## Start
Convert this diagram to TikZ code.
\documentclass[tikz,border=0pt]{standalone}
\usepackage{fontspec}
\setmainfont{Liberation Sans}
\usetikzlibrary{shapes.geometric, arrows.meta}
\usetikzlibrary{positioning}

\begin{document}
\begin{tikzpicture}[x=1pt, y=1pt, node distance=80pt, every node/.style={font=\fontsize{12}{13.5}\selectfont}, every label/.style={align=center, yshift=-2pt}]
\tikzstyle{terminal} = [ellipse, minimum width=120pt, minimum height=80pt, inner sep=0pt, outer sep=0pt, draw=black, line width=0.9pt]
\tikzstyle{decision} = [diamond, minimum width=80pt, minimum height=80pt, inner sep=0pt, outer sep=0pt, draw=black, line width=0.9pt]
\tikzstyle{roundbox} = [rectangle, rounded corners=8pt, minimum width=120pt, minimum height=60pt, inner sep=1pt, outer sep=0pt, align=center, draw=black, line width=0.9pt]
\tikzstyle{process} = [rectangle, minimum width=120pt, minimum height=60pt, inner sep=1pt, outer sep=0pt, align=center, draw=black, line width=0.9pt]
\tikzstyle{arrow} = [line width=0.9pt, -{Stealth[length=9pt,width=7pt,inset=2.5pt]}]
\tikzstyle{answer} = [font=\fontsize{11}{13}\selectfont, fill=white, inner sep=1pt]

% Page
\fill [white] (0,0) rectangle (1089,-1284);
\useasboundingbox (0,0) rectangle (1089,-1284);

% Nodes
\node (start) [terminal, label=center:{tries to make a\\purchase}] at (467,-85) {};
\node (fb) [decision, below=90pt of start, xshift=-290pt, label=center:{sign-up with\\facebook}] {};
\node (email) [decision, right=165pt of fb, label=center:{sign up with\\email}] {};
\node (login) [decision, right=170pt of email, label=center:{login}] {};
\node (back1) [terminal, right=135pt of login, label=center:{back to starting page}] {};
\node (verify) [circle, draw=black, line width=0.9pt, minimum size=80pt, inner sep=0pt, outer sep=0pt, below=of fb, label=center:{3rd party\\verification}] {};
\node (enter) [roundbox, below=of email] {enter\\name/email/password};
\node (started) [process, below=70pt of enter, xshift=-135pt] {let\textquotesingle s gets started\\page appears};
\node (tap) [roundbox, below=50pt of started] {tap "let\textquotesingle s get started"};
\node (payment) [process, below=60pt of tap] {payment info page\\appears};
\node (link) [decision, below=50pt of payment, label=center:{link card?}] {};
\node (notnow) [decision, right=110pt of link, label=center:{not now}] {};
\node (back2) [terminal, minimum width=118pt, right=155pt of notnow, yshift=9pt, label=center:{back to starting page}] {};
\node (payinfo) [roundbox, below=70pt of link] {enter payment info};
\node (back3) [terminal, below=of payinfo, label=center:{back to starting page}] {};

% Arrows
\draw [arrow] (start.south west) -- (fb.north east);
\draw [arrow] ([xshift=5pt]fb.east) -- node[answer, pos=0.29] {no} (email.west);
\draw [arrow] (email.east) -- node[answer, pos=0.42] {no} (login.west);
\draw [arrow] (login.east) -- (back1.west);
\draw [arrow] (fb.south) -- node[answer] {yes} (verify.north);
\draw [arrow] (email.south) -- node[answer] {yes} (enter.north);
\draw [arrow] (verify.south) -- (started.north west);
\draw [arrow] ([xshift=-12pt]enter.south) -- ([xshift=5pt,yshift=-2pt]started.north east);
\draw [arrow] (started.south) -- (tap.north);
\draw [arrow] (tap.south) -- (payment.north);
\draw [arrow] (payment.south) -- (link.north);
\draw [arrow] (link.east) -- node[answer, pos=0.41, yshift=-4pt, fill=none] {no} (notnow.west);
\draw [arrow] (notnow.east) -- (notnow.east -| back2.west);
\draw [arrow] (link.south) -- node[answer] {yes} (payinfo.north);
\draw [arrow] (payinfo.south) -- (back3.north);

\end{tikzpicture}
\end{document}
## End
# WHAT NEEDS TO BE DONE
Print the complete listing again, exactly as it stands.

# SOLUTION BELOW
Convert this diagram to TikZ code.
\documentclass[tikz,border=0pt]{standalone}
\usepackage{fontspec}
\setmainfont{Liberation Sans}
\usetikzlibrary{shapes.geometric, arrows.meta}
\usetikzlibrary{positioning}

\begin{document}
\begin{tikzpicture}[x=1pt, y=1pt, node distance=80pt, every node/.style={font=\fontsize{12}{13.5}\selectfont}, every label/.style={align=center, yshift=-2pt}]
\tikzstyle{terminal} = [ellipse, minimum width=120pt, minimum height=80pt, inner sep=0pt, outer sep=0pt, draw=black, line width=0.9pt]
\tikzstyle{decision} = [diamond, minimum width=80pt, minimum height=80pt, inner sep=0pt, outer sep=0pt, draw=black, line width=0.9pt]
\tikzstyle{roundbox} = [rectangle, rounded corners=8pt, minimum width=120pt, minimum height=60pt, inner sep=1pt, outer sep=0pt, align=center, draw=black, line width=0.9pt]
\tikzstyle{process} = [rectangle, minimum width=120pt, minimum height=60pt, inner sep=1pt, outer sep=0pt, align=center, draw=black, line width=0.9pt]
\tikzstyle{arrow} = [line width=0.9pt, -{Stealth[length=9pt,width=7pt,inset=2.5pt]}]
\tikzstyle{answer} = [font=\fontsize{11}{13}\selectfont, fill=white, inner sep=1pt]

% Page
\fill [white] (0,0) rectangle (1089,-1284);
\useasboundingbox (0,0) rectangle (1089,-1284);

% Nodes
\node (start) [terminal, label=center:{tries to make a\\purchase}] at (467,-85) {};
\node (fb) [decision, below=90pt of start, xshift=-290pt, label=center:{sign-up with\\facebook}] {};
\node (email) [decision, right=165pt of fb, label=center:{sign up with\\email}] {};
\node (login) [decision, right=170pt of email, label=center:{login}] {};
\node (back1) [terminal, right=135pt of login, label=center:{back to starting page}] {};
\node (verify) [circle, draw=black, line width=0.9pt, minimum size=80pt, inner sep=0pt, outer sep=0pt, below=of fb, label=center:{3rd party\\verification}] {};
\node (enter) [roundbox, below=of email] {enter\\name/email/password};
\node (started) [process, below=70pt of enter, xshift=-135pt] {let\textquotesingle s gets started\\page appears};
\node (tap) [roundbox, below=50pt of started] {tap "let\textquotesingle s get started"};
\node (payment) [process, below=60pt of tap] {payment info page\\appears};
\node (link) [decision, below=50pt of payment, label=center:{link card?}] {};
\node (notnow) [decision, right=110pt of link, label=center:{not now}] {};
\node (back2) [terminal, minimum width=118pt, right=155pt of notnow, yshift=9pt, label=center:{back to starting page}] {};
\node (payinfo) [roundbox, below=70pt of link] {enter payment info};
\node (back3) [terminal, below=of payinfo, label=center:{back to starting page}] {};

% Arrows
\draw [arrow] (start.south west) -- (fb.north east);
\draw [arrow] ([xshift=5pt]fb.east) -- node[answer, pos=0.29] {no} (email.west);
\draw [arrow] (email.east) -- node[answer, pos=0.42] {no} (login.west);
\draw [arrow] (login.east) -- (back1.west);
\draw [arrow] (fb.south) -- node[answer] {yes} (verify.north);
\draw [arrow] (email.south) -- node[answer] {yes} (enter.north);
\draw [arrow] (verify.south) -- (started.north west);
\draw [arrow] ([xshift=-12pt]enter.south) -- ([xshift=5pt,yshift=-2pt]started.north east);
\draw [arrow] (started.south) -- (tap.north);
\draw [arrow] (tap.south) -- (payment.north);
\draw [arrow] (payment.south) -- (link.north);
\draw [arrow] (link.east) -- node[answer, pos=0.41, yshift=-4pt, fill=none] {no} (notnow.west);
\draw [arrow] (notnow.east) -- (notnow.east -| back2.west);
\draw [arrow] (link.south) -- node[answer] {yes} (payinfo.north);
\draw [arrow] (payinfo.south) -- (back3.north);

\end{tikzpicture}
\end{document}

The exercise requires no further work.